To do: Set the lines down again exactly, first line through the line that contains "331.7,7.3 331.7,35 345,35", with no pictures.

########################################

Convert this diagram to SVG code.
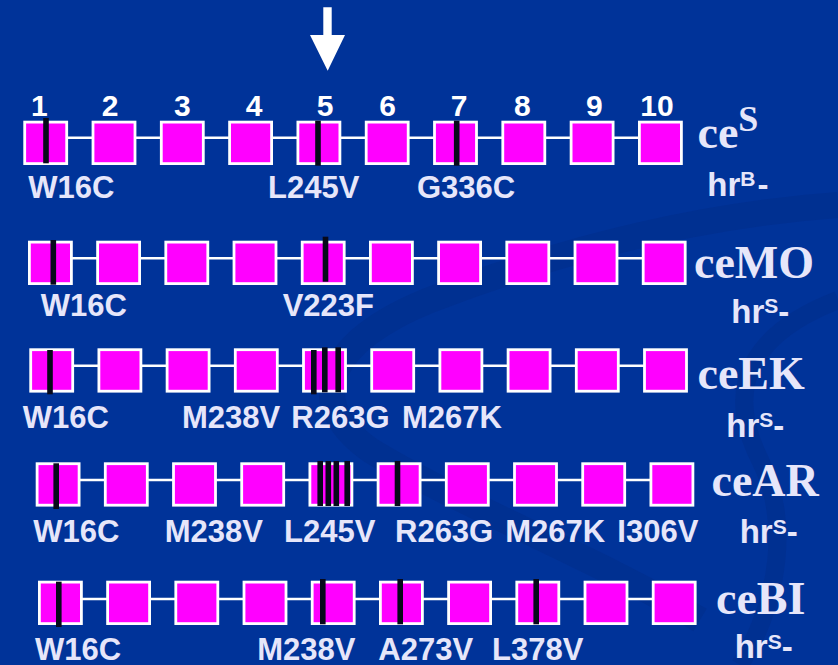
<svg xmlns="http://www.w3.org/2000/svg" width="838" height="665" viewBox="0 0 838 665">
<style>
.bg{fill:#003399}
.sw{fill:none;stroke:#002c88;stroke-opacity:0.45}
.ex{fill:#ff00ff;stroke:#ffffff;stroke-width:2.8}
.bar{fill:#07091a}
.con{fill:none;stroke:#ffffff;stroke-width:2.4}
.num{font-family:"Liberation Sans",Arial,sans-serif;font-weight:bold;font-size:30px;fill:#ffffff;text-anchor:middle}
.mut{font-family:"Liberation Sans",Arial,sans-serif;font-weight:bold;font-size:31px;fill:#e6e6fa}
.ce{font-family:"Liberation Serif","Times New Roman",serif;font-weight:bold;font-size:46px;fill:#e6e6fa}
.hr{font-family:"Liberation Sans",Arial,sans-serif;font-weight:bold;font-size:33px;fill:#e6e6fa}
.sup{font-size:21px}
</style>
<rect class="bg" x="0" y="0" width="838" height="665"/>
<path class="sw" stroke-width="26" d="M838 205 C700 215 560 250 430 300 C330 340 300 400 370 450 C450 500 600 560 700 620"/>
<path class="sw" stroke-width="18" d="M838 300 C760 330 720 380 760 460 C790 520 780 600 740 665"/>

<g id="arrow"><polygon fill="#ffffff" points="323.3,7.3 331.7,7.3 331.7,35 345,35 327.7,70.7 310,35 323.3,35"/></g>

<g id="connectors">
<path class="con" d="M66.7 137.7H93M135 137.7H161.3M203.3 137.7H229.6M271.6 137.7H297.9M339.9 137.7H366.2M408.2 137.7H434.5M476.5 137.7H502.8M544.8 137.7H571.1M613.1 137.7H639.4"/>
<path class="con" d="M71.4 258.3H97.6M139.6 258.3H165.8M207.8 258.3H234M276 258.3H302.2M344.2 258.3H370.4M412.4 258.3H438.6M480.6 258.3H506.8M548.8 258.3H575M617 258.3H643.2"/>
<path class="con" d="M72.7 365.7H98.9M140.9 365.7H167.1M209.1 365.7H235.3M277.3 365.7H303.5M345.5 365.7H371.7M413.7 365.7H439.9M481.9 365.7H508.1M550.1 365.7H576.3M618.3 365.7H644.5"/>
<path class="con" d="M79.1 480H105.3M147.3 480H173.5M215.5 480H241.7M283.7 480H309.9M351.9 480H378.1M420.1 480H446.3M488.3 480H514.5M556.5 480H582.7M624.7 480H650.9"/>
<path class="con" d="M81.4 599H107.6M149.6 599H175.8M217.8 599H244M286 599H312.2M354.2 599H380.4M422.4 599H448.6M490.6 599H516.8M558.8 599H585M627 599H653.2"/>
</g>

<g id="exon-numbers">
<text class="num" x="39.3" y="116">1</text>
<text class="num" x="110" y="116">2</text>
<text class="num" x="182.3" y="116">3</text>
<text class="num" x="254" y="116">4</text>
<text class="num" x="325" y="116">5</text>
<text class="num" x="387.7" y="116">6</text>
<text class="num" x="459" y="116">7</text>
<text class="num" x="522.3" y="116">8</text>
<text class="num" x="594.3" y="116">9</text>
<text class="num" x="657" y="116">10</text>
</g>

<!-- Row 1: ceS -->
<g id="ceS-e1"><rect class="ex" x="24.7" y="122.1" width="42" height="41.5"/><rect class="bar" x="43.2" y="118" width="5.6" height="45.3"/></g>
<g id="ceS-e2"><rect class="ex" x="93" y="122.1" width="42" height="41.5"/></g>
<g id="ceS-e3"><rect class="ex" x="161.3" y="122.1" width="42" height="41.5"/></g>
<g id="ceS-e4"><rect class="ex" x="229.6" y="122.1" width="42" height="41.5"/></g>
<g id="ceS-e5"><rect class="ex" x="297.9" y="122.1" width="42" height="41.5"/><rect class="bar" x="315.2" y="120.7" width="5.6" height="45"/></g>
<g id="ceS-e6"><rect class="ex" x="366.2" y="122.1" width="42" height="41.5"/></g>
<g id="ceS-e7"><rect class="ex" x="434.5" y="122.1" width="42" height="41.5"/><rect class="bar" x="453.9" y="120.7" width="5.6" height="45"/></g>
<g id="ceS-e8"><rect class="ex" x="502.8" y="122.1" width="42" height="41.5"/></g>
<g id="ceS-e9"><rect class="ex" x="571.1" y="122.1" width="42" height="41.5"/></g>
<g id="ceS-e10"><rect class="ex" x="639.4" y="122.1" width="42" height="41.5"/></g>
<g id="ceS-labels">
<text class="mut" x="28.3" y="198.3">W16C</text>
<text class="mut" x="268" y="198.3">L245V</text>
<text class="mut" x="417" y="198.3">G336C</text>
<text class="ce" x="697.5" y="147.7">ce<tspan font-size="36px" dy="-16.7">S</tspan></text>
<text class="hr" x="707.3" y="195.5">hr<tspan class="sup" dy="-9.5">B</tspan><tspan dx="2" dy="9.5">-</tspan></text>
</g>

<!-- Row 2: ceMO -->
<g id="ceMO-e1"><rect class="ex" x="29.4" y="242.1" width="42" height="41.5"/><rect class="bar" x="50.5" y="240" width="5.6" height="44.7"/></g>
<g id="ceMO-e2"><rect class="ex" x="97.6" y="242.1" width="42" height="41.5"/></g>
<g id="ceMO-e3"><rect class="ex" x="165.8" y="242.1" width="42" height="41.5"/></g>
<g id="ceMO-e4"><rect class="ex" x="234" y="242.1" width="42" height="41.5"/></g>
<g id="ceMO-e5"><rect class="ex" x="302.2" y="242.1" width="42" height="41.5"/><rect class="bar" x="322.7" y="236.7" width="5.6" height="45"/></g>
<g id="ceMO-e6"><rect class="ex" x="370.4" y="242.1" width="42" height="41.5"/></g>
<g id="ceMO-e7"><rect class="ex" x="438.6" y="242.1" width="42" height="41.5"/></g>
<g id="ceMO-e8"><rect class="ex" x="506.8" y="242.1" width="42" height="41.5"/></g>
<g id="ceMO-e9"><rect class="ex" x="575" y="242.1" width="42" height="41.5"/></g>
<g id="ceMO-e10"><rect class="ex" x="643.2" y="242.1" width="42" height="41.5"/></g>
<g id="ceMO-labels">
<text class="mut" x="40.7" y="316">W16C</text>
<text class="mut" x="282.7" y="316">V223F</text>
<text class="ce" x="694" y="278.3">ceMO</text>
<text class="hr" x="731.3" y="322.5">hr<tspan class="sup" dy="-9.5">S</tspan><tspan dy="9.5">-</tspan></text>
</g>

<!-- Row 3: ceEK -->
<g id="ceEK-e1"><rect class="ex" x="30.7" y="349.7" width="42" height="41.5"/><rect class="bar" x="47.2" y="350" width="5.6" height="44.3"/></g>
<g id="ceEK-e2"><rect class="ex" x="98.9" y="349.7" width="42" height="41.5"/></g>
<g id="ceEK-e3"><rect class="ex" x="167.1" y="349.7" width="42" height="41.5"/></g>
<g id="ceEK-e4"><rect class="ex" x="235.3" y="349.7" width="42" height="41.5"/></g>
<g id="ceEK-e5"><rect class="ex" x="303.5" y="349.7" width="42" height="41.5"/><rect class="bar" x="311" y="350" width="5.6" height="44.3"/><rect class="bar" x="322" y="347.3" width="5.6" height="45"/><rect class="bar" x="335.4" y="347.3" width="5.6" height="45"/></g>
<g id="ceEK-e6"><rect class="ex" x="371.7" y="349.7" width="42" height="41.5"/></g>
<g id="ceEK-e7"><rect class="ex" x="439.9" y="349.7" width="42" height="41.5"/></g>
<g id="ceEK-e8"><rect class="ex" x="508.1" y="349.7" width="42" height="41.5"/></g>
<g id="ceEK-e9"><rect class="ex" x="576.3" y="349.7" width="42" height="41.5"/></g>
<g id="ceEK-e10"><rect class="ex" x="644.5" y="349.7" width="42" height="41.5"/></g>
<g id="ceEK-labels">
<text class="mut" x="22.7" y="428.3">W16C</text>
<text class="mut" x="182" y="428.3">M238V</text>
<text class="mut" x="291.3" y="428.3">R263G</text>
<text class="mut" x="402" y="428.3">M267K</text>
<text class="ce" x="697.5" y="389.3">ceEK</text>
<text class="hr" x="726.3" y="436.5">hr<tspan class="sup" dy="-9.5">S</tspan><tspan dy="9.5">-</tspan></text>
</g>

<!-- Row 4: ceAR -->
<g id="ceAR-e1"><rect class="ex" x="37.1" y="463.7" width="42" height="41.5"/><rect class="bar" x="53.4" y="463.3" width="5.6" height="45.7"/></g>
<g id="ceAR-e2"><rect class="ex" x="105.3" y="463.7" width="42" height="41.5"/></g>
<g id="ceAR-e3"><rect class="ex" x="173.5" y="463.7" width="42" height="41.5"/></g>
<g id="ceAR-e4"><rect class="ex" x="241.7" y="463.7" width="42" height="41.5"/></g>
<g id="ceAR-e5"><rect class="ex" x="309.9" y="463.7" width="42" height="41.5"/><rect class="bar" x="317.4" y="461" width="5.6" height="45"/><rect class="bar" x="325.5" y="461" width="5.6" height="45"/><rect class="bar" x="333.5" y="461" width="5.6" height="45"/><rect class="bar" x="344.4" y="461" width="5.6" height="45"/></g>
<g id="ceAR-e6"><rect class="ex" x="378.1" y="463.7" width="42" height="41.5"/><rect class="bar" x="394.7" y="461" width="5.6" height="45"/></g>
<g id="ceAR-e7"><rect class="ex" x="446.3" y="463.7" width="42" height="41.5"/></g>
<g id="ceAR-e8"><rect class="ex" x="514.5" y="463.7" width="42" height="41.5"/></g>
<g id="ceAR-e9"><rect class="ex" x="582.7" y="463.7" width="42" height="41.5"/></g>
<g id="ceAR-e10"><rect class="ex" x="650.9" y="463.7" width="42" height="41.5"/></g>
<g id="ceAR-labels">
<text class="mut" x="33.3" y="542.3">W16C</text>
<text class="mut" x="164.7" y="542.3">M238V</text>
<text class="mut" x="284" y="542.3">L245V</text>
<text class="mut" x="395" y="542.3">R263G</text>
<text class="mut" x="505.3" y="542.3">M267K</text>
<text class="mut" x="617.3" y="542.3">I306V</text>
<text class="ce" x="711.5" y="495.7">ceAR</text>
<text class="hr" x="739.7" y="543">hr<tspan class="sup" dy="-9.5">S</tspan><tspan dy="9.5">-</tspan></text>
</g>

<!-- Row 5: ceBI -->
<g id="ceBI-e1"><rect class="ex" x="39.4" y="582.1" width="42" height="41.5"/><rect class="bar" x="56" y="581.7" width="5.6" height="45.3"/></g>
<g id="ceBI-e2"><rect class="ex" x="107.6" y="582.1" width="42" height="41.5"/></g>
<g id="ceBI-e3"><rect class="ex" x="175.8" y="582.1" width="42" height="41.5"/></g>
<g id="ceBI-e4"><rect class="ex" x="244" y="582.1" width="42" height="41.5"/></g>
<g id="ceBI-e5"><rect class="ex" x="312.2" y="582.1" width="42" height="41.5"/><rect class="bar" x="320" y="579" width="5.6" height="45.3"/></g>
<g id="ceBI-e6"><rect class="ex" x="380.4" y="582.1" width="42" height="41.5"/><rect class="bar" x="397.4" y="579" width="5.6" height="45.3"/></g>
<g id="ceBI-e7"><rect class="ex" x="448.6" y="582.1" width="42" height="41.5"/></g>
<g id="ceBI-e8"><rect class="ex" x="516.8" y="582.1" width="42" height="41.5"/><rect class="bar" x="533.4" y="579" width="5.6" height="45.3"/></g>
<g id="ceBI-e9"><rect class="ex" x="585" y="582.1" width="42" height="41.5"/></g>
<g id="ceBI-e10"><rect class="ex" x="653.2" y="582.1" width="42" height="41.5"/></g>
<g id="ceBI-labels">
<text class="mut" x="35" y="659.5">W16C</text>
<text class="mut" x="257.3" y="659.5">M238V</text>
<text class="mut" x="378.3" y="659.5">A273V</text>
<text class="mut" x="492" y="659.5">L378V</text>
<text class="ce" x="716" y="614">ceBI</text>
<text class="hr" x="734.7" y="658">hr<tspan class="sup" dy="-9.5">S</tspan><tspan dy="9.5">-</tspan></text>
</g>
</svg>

########################################

Solution for this task:
Convert this diagram to SVG code.
<svg xmlns="http://www.w3.org/2000/svg" width="838" height="665" viewBox="0 0 838 665">
<style>
.bg{fill:#003399}
.sw{fill:none;stroke:#002c88;stroke-opacity:0.45}
.ex{fill:#ff00ff;stroke:#ffffff;stroke-width:2.8}
.bar{fill:#07091a}
.con{fill:none;stroke:#ffffff;stroke-width:2.4}
.num{font-family:"Liberation Sans",Arial,sans-serif;font-weight:bold;font-size:30px;fill:#ffffff;text-anchor:middle}
.mut{font-family:"Liberation Sans",Arial,sans-serif;font-weight:bold;font-size:31px;fill:#e6e6fa}
.ce{font-family:"Liberation Serif","Times New Roman",serif;font-weight:bold;font-size:46px;fill:#e6e6fa}
.hr{font-family:"Liberation Sans",Arial,sans-serif;font-weight:bold;font-size:33px;fill:#e6e6fa}
.sup{font-size:21px}
</style>
<rect class="bg" x="0" y="0" width="838" height="665"/>
<path class="sw" stroke-width="26" d="M838 205 C700 215 560 250 430 300 C330 340 300 400 370 450 C450 500 600 560 700 620"/>
<path class="sw" stroke-width="18" d="M838 300 C760 330 720 380 760 460 C790 520 780 600 740 665"/>

<g id="arrow"><polygon fill="#ffffff" points="323.3,7.3 331.7,7.3 331.7,35 345,35 327.7,70.7 310,35 323.3,35"/></g>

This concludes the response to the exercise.